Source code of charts
============

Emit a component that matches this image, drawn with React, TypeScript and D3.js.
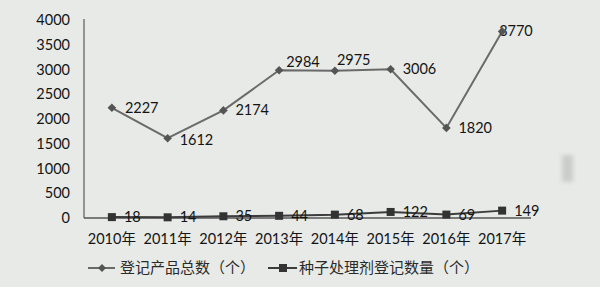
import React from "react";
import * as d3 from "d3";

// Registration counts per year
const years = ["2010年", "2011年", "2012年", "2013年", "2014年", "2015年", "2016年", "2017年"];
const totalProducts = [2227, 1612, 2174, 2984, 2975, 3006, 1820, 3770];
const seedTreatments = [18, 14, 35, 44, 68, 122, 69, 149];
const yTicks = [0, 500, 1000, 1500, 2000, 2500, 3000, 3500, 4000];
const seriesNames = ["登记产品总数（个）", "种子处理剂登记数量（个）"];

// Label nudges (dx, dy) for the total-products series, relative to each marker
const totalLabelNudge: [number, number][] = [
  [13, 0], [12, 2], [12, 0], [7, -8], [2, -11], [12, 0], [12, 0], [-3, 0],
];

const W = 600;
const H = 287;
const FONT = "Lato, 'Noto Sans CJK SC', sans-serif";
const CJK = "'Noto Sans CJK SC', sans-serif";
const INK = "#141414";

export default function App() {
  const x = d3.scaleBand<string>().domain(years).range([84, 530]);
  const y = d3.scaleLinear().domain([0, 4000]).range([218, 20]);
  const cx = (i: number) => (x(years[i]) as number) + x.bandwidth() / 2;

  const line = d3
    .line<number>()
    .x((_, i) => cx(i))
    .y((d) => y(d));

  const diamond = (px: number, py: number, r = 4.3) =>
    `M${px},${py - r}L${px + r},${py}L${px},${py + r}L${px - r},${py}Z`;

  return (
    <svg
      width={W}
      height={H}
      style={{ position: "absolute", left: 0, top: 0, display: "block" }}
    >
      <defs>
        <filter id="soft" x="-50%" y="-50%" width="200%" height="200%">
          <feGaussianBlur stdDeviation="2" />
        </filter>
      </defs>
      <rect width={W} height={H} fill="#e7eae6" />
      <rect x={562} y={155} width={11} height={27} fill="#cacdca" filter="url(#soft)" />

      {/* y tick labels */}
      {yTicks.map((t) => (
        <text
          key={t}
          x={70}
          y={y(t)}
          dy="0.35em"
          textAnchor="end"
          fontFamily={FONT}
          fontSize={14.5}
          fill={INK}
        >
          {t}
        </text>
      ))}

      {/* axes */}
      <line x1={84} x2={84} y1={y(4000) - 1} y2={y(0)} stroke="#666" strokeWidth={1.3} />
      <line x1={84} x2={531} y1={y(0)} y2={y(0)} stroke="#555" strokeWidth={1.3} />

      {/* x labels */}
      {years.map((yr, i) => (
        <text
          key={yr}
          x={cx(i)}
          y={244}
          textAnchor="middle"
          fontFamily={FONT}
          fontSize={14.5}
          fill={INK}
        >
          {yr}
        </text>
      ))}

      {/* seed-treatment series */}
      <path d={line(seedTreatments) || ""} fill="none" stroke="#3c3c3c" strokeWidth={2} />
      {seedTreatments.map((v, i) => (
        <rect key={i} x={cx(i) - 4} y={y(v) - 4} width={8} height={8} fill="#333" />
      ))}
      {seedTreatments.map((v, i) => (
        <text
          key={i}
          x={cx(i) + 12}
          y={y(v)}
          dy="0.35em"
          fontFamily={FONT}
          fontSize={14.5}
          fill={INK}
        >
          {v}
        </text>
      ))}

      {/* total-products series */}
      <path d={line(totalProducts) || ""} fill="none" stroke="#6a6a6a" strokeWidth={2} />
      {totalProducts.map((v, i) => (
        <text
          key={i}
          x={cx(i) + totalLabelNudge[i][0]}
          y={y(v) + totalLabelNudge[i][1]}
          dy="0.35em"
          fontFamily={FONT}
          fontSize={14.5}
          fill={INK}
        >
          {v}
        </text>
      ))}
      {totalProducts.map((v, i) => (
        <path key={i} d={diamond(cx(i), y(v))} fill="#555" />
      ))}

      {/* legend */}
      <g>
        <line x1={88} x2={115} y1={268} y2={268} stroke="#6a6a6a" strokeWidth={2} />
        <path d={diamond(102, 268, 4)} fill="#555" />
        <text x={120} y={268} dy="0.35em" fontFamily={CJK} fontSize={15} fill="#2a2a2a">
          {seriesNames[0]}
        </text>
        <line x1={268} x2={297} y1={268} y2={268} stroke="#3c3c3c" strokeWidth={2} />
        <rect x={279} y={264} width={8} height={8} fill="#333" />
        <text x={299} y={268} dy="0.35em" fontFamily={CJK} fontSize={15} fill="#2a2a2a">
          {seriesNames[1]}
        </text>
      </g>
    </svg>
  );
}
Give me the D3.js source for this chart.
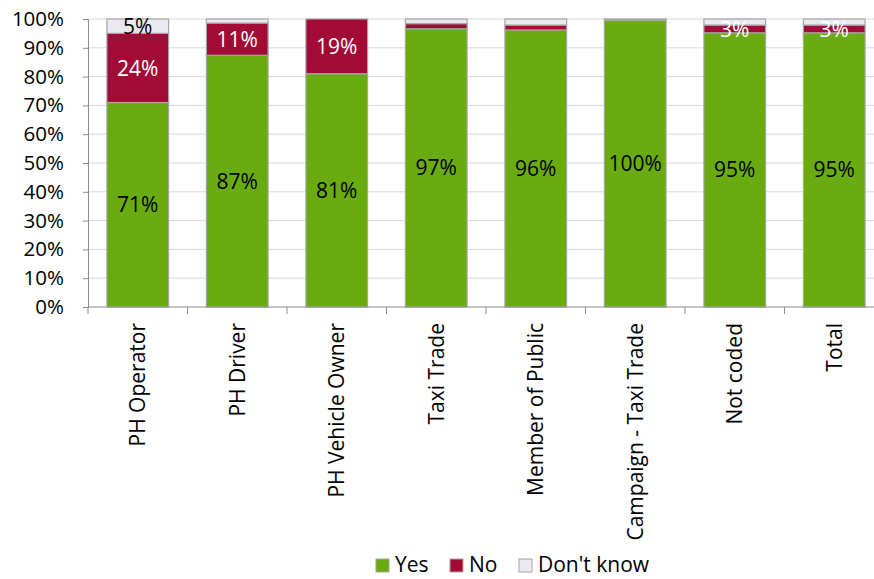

============

* [DIRECTION] Transcribe the full listing above exactly as it stands, minus the pictures.

* [EXERCISE OUTPUT]
Emit a component that matches this image, drawn with React, TypeScript and D3.js.
import React from "react";
import * as d3 from "d3";

// Registration counts per year
const years = ["2010年", "2011年", "2012年", "2013年", "2014年", "2015年", "2016年", "2017年"];
const totalProducts = [2227, 1612, 2174, 2984, 2975, 3006, 1820, 3770];
const seedTreatments = [18, 14, 35, 44, 68, 122, 69, 149];
const yTicks = [0, 500, 1000, 1500, 2000, 2500, 3000, 3500, 4000];
const seriesNames = ["登记产品总数（个）", "种子处理剂登记数量（个）"];

// Label nudges (dx, dy) for the total-products series, relative to each marker
const totalLabelNudge: [number, number][] = [
  [13, 0], [12, 2], [12, 0], [7, -8], [2, -11], [12, 0], [12, 0], [-3, 0],
];

const W = 600;
const H = 287;
const FONT = "Lato, 'Noto Sans CJK SC', sans-serif";
const CJK = "'Noto Sans CJK SC', sans-serif";
const INK = "#141414";

export default function App() {
  const x = d3.scaleBand<string>().domain(years).range([84, 530]);
  const y = d3.scaleLinear().domain([0, 4000]).range([218, 20]);
  const cx = (i: number) => (x(years[i]) as number) + x.bandwidth() / 2;

  const line = d3
    .line<number>()
    .x((_, i) => cx(i))
    .y((d) => y(d));

  const diamond = (px: number, py: number, r = 4.3) =>
    `M${px},${py - r}L${px + r},${py}L${px},${py + r}L${px - r},${py}Z`;

  return (
    <svg
      width={W}
      height={H}
      style={{ position: "absolute", left: 0, top: 0, display: "block" }}
    >
      <defs>
        <filter id="soft" x="-50%" y="-50%" width="200%" height="200%">
          <feGaussianBlur stdDeviation="2" />
        </filter>
      </defs>
      <rect width={W} height={H} fill="#e7eae6" />
      <rect x={562} y={155} width={11} height={27} fill="#cacdca" filter="url(#soft)" />

      {/* y tick labels */}
      {yTicks.map((t) => (
        <text
          key={t}
          x={70}
          y={y(t)}
          dy="0.35em"
          textAnchor="end"
          fontFamily={FONT}
          fontSize={14.5}
          fill={INK}
        >
          {t}
        </text>
      ))}

      {/* axes */}
      <line x1={84} x2={84} y1={y(4000) - 1} y2={y(0)} stroke="#666" strokeWidth={1.3} />
      <line x1={84} x2={531} y1={y(0)} y2={y(0)} stroke="#555" strokeWidth={1.3} />

      {/* x labels */}
      {years.map((yr, i) => (
        <text
          key={yr}
          x={cx(i)}
          y={244}
          textAnchor="middle"
          fontFamily={FONT}
          fontSize={14.5}
          fill={INK}
        >
          {yr}
        </text>
      ))}

      {/* seed-treatment series */}
      <path d={line(seedTreatments) || ""} fill="none" stroke="#3c3c3c" strokeWidth={2} />
      {seedTreatments.map((v, i) => (
        <rect key={i} x={cx(i) - 4} y={y(v) - 4} width={8} height={8} fill="#333" />
      ))}
      {seedTreatments.map((v, i) => (
        <text
          key={i}
          x={cx(i) + 12}
          y={y(v)}
          dy="0.35em"
          fontFamily={FONT}
          fontSize={14.5}
          fill={INK}
        >
          {v}
        </text>
      ))}

      {/* total-products series */}
      <path d={line(totalProducts) || ""} fill="none" stroke="#6a6a6a" strokeWidth={2} />
      {totalProducts.map((v, i) => (
        <text
          key={i}
          x={cx(i) + totalLabelNudge[i][0]}
          y={y(v) + totalLabelNudge[i][1]}
          dy="0.35em"
          fontFamily={FONT}
          fontSize={14.5}
          fill={INK}
        >
          {v}
        </text>
      ))}
      {totalProducts.map((v, i) => (
        <path key={i} d={diamond(cx(i), y(v))} fill="#555" />
      ))}

      {/* legend */}
      <g>
        <line x1={88} x2={115} y1={268} y2={268} stroke="#6a6a6a" strokeWidth={2} />
        <path d={diamond(102, 268, 4)} fill="#555" />
        <text x={120} y={268} dy="0.35em" fontFamily={CJK} fontSize={15} fill="#2a2a2a">
          {seriesNames[0]}
        </text>
        <line x1={268} x2={297} y1={268} y2={268} stroke="#3c3c3c" strokeWidth={2} />
        <rect x={279} y={264} width={8} height={8} fill="#333" />
        <text x={299} y={268} dy="0.35em" fontFamily={CJK} fontSize={15} fill="#2a2a2a">
          {seriesNames[1]}
        </text>
      </g>
    </svg>
  );
}
Give me the D3.js source for this chart.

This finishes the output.